The following article applies to those who use motor vehicles in the course of running their businesses.

FBT Motor Vehicle Exemption – Updated Guidelines

For many years, many entities have enjoyed a FBT exemption where:

  • the vehicle is a panel van, utility (ute) or other commercial vehicle (that is, one not designed principally to carry passengers)
  • the employee’s private use of such a vehicle is limited to
    • travel between home and work
    • travel that is incidental to travel in the course of duties of employment
    • non-work related use that is minor, infrequent and irregular (eg: occasional use of the vehicle to remove domestic rubbish).

These have been a grey area and have caused confusion to business owners when attempting to work out whether their vehicles are exempt or not.

The ATO has recently released new guidelines to reduce confusion and provide more certainty for employers when applying the FBT exemptions.
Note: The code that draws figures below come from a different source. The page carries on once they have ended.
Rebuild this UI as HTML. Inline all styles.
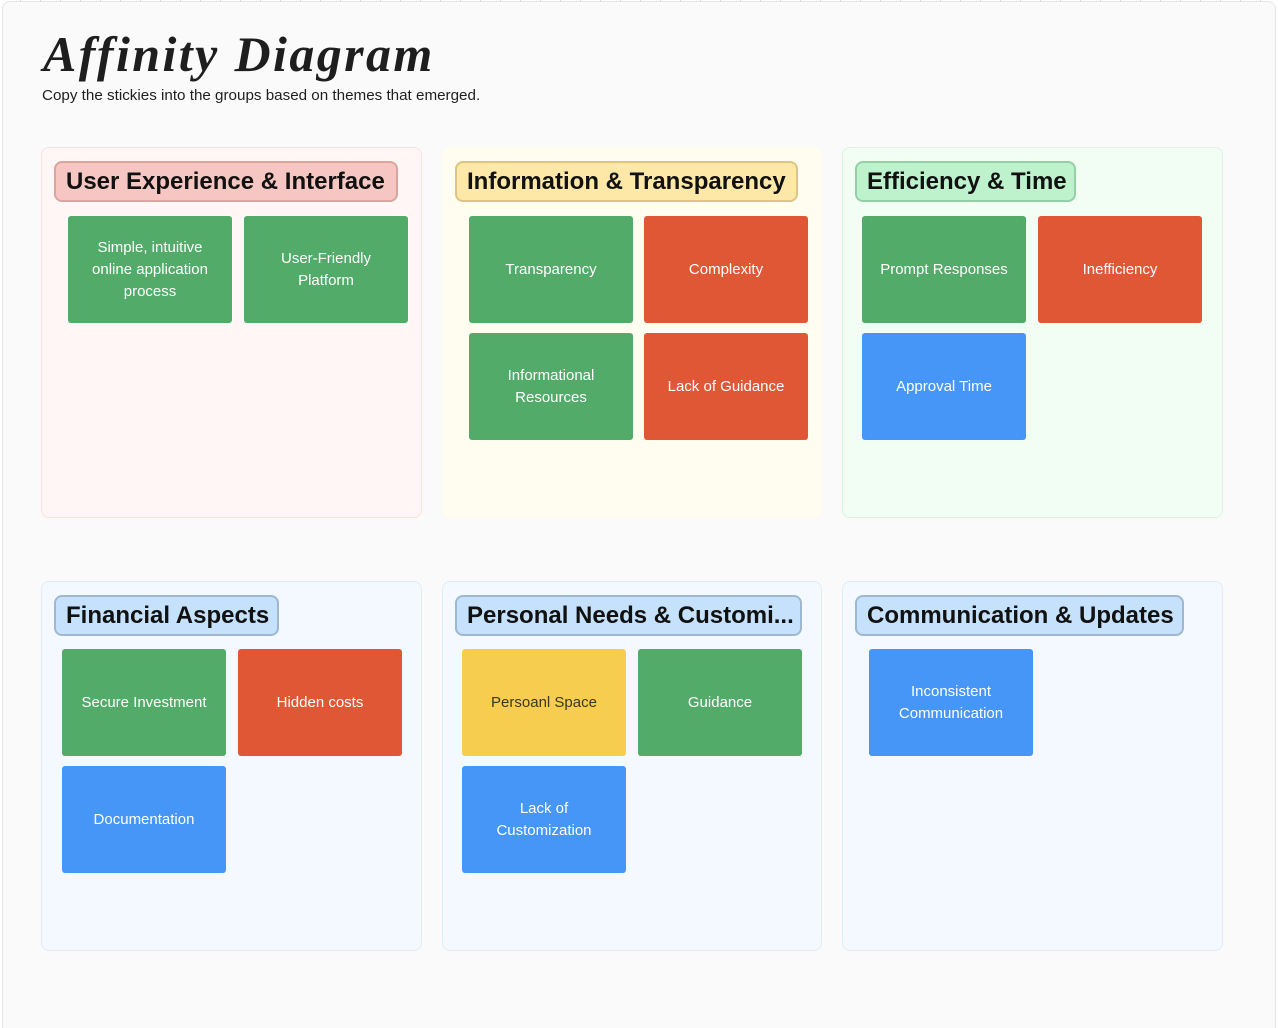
<!DOCTYPE html>
<html>
<head>
<meta charset="utf-8">
<style>
  html, body { margin:0; padding:0; width:1278px; height:1028px; overflow:hidden; }
  body { background:#ffffff; position:relative; font-family:"Liberation Sans", sans-serif; }
  .frame { position:absolute; left:2px; top:1px; width:1274px; height:1027px; background:#fafafa; border:1px solid #e6e6e6; border-bottom:none; border-radius:8px 8px 0 0; box-sizing:border-box; }
  .ticks { position:absolute; left:2px; top:0; width:1270px; height:2px; background:repeating-linear-gradient(90deg, transparent 0 18px, #d8d8d8 18px 19px, transparent 19px 20px); }
  .title { position:absolute; left:43px; top:25px; font-family:"Liberation Serif", serif; font-style:italic; font-weight:bold; font-size:50px; color:#1e1e1e; letter-spacing:2.4px; white-space:nowrap; }
  .sub { position:absolute; left:42px; top:87px; font-size:15.2px; color:#1e1e1e; white-space:nowrap; }
  .group { position:absolute; box-sizing:border-box; border-radius:8px; border:1px solid; }
  .hdr { position:absolute; box-sizing:border-box; height:41px; border-radius:8px; border:2px solid; font-size:24px; font-weight:bold; line-height:37px; color:#111; padding-left:10px; white-space:nowrap; overflow:hidden; }
  .s { position:absolute; width:164px; height:107px; border-radius:3px; display:flex; align-items:center; justify-content:center; text-align:center; color:#fff; font-size:15px; line-height:22px; box-sizing:border-box; padding:0 12px; }
  .g { background:#52ab68; }
  .r { background:#df5735; }
  .b { background:#4596f7; }
  .y { background:#f7cd50; color:#3a3a1a; }
</style>
</head>
<body>
<div class="frame"></div>
<div class="ticks"></div>
<div class="title">Affinity Diagram</div>
<div class="sub">Copy the stickies into the groups based on themes that emerged.</div>

<!-- Group 1 -->
<div class="group" style="left:41px;top:147px;width:381px;height:371px;background:#fff6f5;border-color:#fbe1df;"></div>
<div class="hdr" style="left:54px;top:161px;width:344px;background:#f6c7c2;border-color:#d9a5a0;">User Experience &amp; Interface</div>
<div class="s g" style="left:68px;top:216px;">Simple, intuitive online application process</div>
<div class="s g" style="left:244px;top:216px;">User-Friendly Platform</div>

<!-- Group 2 -->
<div class="group" style="left:442px;top:147px;width:380px;height:371px;background:#fffdf0;border-color:#fdfbeb;"></div>
<div class="hdr" style="left:455px;top:161px;width:343px;background:#fde8a8;border-color:#dcc584;">Information &amp; Transparency</div>
<div class="s g" style="left:469px;top:216px;">Transparency</div>
<div class="s r" style="left:644px;top:216px;">Complexity</div>
<div class="s g" style="left:469px;top:333px;">Informational Resources</div>
<div class="s r" style="left:644px;top:333px;">Lack of Guidance</div>

<!-- Group 3 -->
<div class="group" style="left:842px;top:147px;width:381px;height:371px;background:#f2fdf4;border-color:#d9f5df;"></div>
<div class="hdr" style="left:855px;top:161px;width:221px;background:#bdf2cd;border-color:#95cfa6;">Efficiency &amp; Time</div>
<div class="s g" style="left:862px;top:216px;">Prompt Responses</div>
<div class="s r" style="left:1038px;top:216px;">Inefficiency</div>
<div class="s b" style="left:862px;top:333px;">Approval Time</div>

<!-- Group 4 -->
<div class="group" style="left:41px;top:581px;width:381px;height:370px;background:#f4f9ff;border-color:#ddecfc;"></div>
<div class="hdr" style="left:54px;top:595px;width:225px;background:#c5e1fb;border-color:#9fb8d0;">Financial Aspects</div>
<div class="s g" style="left:62px;top:649px;">Secure Investment</div>
<div class="s r" style="left:238px;top:649px;">Hidden costs</div>
<div class="s b" style="left:62px;top:766px;">Documentation</div>

<!-- Group 5 -->
<div class="group" style="left:442px;top:581px;width:380px;height:370px;background:#f4f9ff;border-color:#ddecfc;"></div>
<div class="hdr" style="left:455px;top:595px;width:347px;background:#c5e1fb;border-color:#9fb8d0;">Personal Needs &amp; Customi...</div>
<div class="s y" style="left:462px;top:649px;">Persoanl Space</div>
<div class="s g" style="left:638px;top:649px;">Guidance</div>
<div class="s b" style="left:462px;top:766px;">Lack of Customization</div>

<!-- Group 6 -->
<div class="group" style="left:842px;top:581px;width:381px;height:370px;background:#f4f9ff;border-color:#ddecfc;"></div>
<div class="hdr" style="left:855px;top:595px;width:329px;background:#c5e1fb;border-color:#9fb8d0;">Communication &amp; Updates</div>
<div class="s b" style="left:869px;top:649px;">Inconsistent Communication</div>
</body>
</html>
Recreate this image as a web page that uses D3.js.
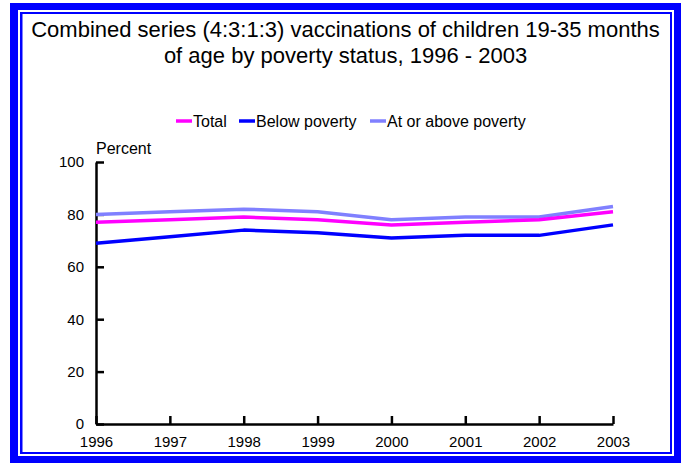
<!DOCTYPE html>
<html>
<head>
<meta charset="utf-8">
<title>Vaccinations by poverty status</title>
<script src="https://d3js.org/d3.v7.min.js"></script>
<style>
  body { margin: 0; background: #fff; }
  svg text { font-family: "Liberation Sans", Arial, sans-serif; fill: #000; }
  .axis path, .axis line { stroke: #000; stroke-width: 2.5; }
  .axis text { font-size: 15px; }
</style>
</head>
<body>
<svg id="chart" width="681" height="463"></svg>
<script>
// data
var years = [1996, 1997, 1998, 1999, 2000, 2001, 2002, 2003];
var total = [77, 78, 79, 78, 76, 77, 78, 81];
var belowPoverty = [69, 71.5, 74, 73, 71, 72, 72, 76];
var atOrAbove = [80, 81, 82, 81, 78, 79, 79, 83];
var yTicks = [0, 20, 40, 60, 80, 100];
var titleLines = ["Combined series (4:3:1:3) vaccinations of children 19-35 months",
                  "of age by poverty status, 1996 - 2003"];

var series = [
  {name: "Total", values: total, color: "#ff00ff"},
  {name: "Below poverty", values: belowPoverty, color: "#0000ff"},
  {name: "At or above poverty", values: atOrAbove, color: "#8080ff"}
];

var svg = d3.select("#chart");

// double blue frame
svg.append("rect").attr("x", 10).attr("y", 3).attr("width", 671).attr("height", 460).attr("fill", "#0000ff");
svg.append("rect").attr("x", 18).attr("y", 10).attr("width", 656).attr("height", 446).attr("fill", "#fff");
svg.append("rect").attr("x", 20).attr("y", 12).attr("width", 652).attr("height", 442).attr("fill", "#0000ff");
svg.append("rect").attr("x", 22.5).attr("y", 14).attr("width", 647.5).attr("height", 438).attr("fill", "#fff");

// title
svg.append("g").selectAll("text")
  .data(titleLines)
  .enter().append("text")
    .attr("x", 345.5)
    .attr("y", function(d, i) { return 37 + i * 25.5; })
    .attr("text-anchor", "middle")
    .style("font-size", "22px")
    .text(function(d) { return d; });

// scales
var x = d3.scaleLinear().domain([1996, 2003]).range([96, 613]);
var y = d3.scaleLinear().domain([0, 100]).range([424, 162]);

// axes, ticks pointing inward
svg.append("g")
  .attr("class", "axis")
  .attr("transform", "translate(0,424)")
  .call(d3.axisBottom(x).tickValues(years).tickFormat(d3.format("d"))
    .tickSizeInner(-8).tickSizeOuter(0).tickPadding(12));

svg.append("g")
  .attr("class", "axis")
  .attr("transform", "translate(96,0)")
  .call(d3.axisLeft(y).tickValues(yTicks)
    .tickSizeInner(-8).tickSizeOuter(0).tickPadding(12));

svg.append("text")
  .attr("x", 96).attr("y", 154)
  .style("font-size", "16px")
  .text("Percent");

// lines
var line = d3.line()
  .x(function(d, i) { return x(years[i]); })
  .y(function(d) { return y(d); });

svg.append("g").selectAll("path")
  .data(series.slice().reverse())
  .enter().append("path")
    .attr("d", function(d) { return line(d.values); })
    .attr("fill", "none")
    .attr("stroke", function(d) { return d.color; })
    .attr("stroke-width", 3.5)
    .attr("stroke-linejoin", "round");

// legend
var legendX = [176, 239, 370];
var legend = svg.append("g").selectAll("g")
  .data(series)
  .enter().append("g")
    .attr("transform", function(d, i) { return "translate(" + legendX[i] + ",121)"; });
legend.append("line")
  .attr("x1", 0).attr("x2", 16)
  .attr("stroke", function(d) { return d.color; })
  .attr("stroke-width", 3.5);
legend.append("text")
  .attr("x", 17).attr("y", 6)
  .style("font-size", "16px")
  .text(function(d) { return d.name; });
</script>
</body>
</html>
The guidance notes relate to the clarification on the definition of an employee’s (and/or their associate’s) private use where it is ‘minor, infrequent and irregular’ for FBT purposes.

If you believe you fall under this category and would like more clarity, contact us for more information and we can talk you through this over the phone, or via email.

2018 FBT Return Lodgement

The FBT year has ended 31 March 2018. For those who require a return lodgement, your FBT Return is due by 21 May 2018. Please contact us for instructions on the lodgement of the return.

Motor Vehicle Odometer Readings

For those who provide motor vehicle benefits to employees and/or associates, it is important that you keep records of your vehicle’s odometer reading as at 31 March 2018.